• Task details:
Copy out each line that includes the word "this".
-- Start Material shown --
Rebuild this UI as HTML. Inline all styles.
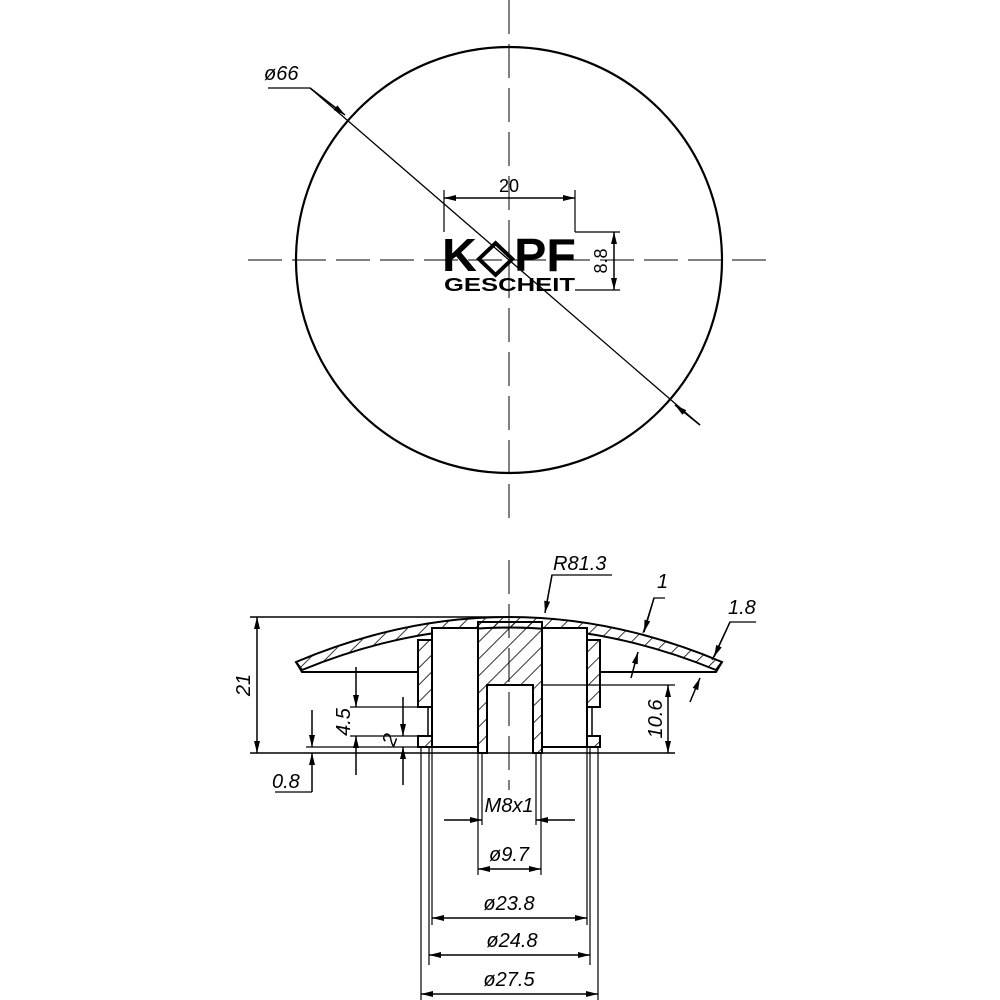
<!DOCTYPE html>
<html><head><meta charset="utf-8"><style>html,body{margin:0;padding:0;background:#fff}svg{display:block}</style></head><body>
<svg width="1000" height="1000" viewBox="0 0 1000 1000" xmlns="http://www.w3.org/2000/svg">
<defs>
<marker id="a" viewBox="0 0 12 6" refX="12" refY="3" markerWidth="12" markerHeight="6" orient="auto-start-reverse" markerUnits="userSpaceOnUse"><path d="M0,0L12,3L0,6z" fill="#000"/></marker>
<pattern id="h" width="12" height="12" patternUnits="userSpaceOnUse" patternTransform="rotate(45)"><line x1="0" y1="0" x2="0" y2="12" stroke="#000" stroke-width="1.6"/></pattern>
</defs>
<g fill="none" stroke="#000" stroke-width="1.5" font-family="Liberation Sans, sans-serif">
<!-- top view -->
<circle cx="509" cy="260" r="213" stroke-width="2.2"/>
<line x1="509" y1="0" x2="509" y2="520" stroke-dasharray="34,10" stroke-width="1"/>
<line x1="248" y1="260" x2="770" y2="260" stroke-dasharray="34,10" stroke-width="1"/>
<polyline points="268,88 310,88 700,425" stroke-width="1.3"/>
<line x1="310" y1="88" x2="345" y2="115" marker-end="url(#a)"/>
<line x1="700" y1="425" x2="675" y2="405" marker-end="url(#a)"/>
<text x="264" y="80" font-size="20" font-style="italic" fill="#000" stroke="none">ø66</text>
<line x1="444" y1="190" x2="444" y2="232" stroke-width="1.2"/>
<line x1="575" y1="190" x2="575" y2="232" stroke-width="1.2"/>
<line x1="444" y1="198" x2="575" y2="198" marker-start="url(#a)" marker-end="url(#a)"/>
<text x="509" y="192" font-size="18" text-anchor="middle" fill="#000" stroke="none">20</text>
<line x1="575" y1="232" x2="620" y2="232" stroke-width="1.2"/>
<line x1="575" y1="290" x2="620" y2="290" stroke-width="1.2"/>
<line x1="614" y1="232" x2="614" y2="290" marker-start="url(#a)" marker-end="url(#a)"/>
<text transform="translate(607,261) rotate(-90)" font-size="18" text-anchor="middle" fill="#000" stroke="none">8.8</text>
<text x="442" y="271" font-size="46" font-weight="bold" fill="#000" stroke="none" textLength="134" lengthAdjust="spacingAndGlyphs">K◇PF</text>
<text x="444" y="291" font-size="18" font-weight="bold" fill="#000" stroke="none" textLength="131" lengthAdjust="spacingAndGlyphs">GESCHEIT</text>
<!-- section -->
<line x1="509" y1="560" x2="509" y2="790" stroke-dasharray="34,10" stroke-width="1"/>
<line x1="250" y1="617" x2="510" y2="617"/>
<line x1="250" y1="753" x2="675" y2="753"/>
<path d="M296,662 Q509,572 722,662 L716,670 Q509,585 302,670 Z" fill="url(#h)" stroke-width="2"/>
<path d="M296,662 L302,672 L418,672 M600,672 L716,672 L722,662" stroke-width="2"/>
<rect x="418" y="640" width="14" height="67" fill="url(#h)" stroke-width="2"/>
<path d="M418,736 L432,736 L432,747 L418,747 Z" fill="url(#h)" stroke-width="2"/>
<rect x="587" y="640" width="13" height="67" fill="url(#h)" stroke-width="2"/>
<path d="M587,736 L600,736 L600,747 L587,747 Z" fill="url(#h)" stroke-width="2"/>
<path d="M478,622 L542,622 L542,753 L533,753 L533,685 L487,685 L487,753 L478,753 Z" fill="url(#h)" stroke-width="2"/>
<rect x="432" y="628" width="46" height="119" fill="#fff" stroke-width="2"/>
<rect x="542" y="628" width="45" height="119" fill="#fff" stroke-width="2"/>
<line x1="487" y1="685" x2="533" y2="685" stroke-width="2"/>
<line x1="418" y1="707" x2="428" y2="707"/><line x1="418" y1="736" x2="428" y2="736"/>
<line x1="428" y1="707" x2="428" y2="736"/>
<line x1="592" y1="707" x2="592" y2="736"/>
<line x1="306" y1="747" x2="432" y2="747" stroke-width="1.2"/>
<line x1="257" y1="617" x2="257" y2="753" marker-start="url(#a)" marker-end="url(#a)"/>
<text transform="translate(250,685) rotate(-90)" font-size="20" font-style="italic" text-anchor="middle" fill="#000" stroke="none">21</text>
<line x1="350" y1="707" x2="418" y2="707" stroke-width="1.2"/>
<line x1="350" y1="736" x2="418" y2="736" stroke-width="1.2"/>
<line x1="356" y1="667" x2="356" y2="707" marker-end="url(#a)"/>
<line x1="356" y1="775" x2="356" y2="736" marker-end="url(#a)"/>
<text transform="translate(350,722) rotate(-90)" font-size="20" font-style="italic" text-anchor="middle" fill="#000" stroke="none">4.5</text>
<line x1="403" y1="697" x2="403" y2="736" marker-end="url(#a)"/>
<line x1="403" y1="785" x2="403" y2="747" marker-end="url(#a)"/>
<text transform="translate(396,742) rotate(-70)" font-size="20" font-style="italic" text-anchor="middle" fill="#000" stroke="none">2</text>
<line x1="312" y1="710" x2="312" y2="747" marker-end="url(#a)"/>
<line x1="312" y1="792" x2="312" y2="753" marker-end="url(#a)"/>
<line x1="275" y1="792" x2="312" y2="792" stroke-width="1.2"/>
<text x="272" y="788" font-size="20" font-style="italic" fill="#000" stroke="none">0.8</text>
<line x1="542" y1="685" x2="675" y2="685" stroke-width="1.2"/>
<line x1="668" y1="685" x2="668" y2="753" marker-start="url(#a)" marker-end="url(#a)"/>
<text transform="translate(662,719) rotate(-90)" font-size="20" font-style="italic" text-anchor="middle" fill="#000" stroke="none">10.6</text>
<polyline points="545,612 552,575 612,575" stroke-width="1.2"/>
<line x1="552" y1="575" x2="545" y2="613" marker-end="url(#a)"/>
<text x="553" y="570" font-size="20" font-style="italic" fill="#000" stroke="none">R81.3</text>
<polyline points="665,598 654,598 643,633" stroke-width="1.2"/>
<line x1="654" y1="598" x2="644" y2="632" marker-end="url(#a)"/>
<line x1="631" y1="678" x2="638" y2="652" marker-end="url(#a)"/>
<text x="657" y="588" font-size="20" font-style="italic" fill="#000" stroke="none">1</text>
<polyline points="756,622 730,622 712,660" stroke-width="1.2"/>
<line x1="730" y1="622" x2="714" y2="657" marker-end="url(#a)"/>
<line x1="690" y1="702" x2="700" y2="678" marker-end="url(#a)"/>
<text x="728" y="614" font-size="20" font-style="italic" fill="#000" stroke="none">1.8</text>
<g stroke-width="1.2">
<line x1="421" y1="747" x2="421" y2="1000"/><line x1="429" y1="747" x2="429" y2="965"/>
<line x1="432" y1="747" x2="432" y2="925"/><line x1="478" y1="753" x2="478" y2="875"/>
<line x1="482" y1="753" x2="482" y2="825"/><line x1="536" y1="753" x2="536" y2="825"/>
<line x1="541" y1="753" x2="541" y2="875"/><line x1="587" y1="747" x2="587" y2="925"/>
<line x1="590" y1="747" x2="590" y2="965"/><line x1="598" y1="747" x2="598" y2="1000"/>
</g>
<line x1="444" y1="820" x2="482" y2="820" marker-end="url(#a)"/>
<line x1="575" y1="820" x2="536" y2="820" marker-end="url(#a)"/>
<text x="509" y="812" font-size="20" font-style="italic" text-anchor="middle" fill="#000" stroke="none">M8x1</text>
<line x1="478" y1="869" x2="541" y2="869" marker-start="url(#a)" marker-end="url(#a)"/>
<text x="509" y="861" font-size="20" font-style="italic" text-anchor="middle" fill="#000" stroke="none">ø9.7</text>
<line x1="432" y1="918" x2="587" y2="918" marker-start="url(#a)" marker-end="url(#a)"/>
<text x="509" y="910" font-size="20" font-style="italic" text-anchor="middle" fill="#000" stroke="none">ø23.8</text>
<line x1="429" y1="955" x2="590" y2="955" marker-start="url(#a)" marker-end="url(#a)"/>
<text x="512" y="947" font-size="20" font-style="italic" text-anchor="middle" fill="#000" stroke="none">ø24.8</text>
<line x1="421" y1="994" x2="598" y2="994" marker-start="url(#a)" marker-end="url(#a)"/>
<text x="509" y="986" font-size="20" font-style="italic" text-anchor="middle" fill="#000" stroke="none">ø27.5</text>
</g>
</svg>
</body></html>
-- End Material shown --
-- Start Material shown --
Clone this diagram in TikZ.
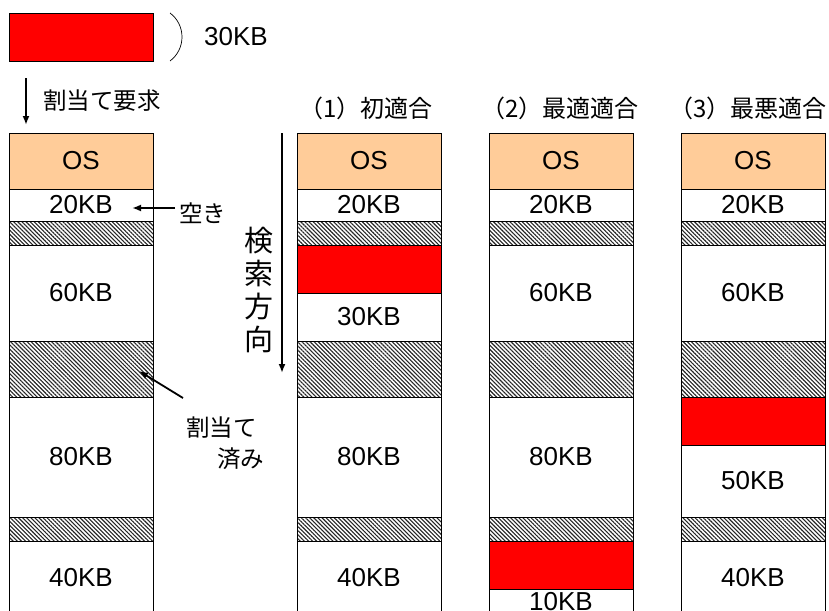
-- End Material shown --
-- Start Material shown --
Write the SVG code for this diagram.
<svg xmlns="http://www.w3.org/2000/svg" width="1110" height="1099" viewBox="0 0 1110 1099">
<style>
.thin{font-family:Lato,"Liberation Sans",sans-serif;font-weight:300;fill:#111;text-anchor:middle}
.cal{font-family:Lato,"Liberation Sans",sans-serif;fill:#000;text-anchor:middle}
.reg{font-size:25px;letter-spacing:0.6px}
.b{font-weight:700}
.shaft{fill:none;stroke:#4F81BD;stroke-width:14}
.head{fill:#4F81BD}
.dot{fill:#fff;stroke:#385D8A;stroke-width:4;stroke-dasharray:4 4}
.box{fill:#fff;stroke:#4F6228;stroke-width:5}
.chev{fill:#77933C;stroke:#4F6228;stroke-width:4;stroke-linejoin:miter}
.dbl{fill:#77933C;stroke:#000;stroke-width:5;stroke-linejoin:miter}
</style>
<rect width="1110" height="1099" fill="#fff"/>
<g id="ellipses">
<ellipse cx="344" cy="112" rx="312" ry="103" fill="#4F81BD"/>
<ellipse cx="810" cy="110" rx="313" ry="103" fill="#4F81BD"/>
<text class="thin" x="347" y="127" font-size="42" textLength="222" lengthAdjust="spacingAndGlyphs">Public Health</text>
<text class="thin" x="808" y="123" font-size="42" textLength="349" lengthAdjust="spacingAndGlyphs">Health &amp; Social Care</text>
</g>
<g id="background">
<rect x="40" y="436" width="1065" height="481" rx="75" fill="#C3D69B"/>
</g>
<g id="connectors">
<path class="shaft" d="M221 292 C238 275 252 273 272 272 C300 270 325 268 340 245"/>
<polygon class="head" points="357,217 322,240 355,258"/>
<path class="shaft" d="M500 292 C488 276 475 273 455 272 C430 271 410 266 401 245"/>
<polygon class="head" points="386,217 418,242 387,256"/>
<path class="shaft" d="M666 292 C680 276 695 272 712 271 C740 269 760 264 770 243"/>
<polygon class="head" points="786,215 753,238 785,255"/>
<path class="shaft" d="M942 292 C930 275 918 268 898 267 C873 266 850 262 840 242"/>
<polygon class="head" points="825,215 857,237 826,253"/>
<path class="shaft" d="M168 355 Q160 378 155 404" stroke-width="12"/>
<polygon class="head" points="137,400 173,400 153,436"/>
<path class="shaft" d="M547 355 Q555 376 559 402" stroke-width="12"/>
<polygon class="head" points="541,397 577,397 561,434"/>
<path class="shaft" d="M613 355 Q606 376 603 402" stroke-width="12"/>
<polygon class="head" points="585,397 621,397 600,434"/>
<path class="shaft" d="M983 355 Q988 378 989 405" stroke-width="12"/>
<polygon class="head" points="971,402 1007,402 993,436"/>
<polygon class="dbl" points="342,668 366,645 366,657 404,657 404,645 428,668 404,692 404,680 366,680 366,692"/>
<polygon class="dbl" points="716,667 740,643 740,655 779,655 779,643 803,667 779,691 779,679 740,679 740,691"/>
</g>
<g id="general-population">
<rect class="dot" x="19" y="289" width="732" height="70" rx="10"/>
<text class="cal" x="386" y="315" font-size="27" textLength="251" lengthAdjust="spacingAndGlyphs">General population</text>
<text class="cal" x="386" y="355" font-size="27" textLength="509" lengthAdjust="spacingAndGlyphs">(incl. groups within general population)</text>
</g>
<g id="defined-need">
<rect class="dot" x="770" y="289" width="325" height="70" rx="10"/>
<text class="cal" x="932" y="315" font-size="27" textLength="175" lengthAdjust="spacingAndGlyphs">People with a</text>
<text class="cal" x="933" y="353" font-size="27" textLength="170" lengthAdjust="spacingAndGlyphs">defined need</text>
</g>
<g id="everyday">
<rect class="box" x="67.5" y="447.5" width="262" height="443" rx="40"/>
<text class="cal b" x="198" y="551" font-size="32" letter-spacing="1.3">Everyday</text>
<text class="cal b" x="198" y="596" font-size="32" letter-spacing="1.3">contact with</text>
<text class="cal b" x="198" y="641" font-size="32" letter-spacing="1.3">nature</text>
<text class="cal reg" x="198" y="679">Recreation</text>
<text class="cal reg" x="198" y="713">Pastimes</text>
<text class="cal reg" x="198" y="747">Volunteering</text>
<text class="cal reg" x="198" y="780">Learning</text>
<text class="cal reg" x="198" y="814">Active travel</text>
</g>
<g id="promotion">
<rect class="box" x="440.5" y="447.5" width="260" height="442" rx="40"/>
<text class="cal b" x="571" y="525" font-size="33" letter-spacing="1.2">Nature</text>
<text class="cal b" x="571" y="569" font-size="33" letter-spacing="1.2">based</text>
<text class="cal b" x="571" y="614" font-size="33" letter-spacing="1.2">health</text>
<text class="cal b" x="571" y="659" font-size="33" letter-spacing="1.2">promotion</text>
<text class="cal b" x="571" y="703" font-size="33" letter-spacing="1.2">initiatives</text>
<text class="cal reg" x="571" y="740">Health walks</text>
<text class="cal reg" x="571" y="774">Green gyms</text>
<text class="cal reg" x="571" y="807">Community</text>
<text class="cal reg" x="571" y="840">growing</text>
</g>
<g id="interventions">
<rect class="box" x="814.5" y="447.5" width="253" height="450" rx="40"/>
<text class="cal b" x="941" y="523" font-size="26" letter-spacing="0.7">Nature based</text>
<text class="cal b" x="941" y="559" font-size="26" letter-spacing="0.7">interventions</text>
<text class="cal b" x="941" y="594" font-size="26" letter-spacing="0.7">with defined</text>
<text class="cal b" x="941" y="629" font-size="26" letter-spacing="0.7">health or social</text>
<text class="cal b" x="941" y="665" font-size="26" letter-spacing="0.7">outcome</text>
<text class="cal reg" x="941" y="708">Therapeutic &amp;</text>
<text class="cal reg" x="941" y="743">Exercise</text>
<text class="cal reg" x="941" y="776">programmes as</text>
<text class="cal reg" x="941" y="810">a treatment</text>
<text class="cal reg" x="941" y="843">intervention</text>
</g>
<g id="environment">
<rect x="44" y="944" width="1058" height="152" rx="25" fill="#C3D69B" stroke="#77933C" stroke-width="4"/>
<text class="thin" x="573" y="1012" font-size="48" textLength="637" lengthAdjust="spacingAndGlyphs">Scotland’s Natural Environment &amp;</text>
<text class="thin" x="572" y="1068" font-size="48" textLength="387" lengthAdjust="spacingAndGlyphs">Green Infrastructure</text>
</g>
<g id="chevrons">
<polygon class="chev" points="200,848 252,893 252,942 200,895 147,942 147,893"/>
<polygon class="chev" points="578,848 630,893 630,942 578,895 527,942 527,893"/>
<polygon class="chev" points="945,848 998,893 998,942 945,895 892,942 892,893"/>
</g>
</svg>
-- End Material shown --
• Exercise output:
Rebuild this UI as HTML. Inline all styles.
Clone this diagram in TikZ.
Write the SVG code for this diagram.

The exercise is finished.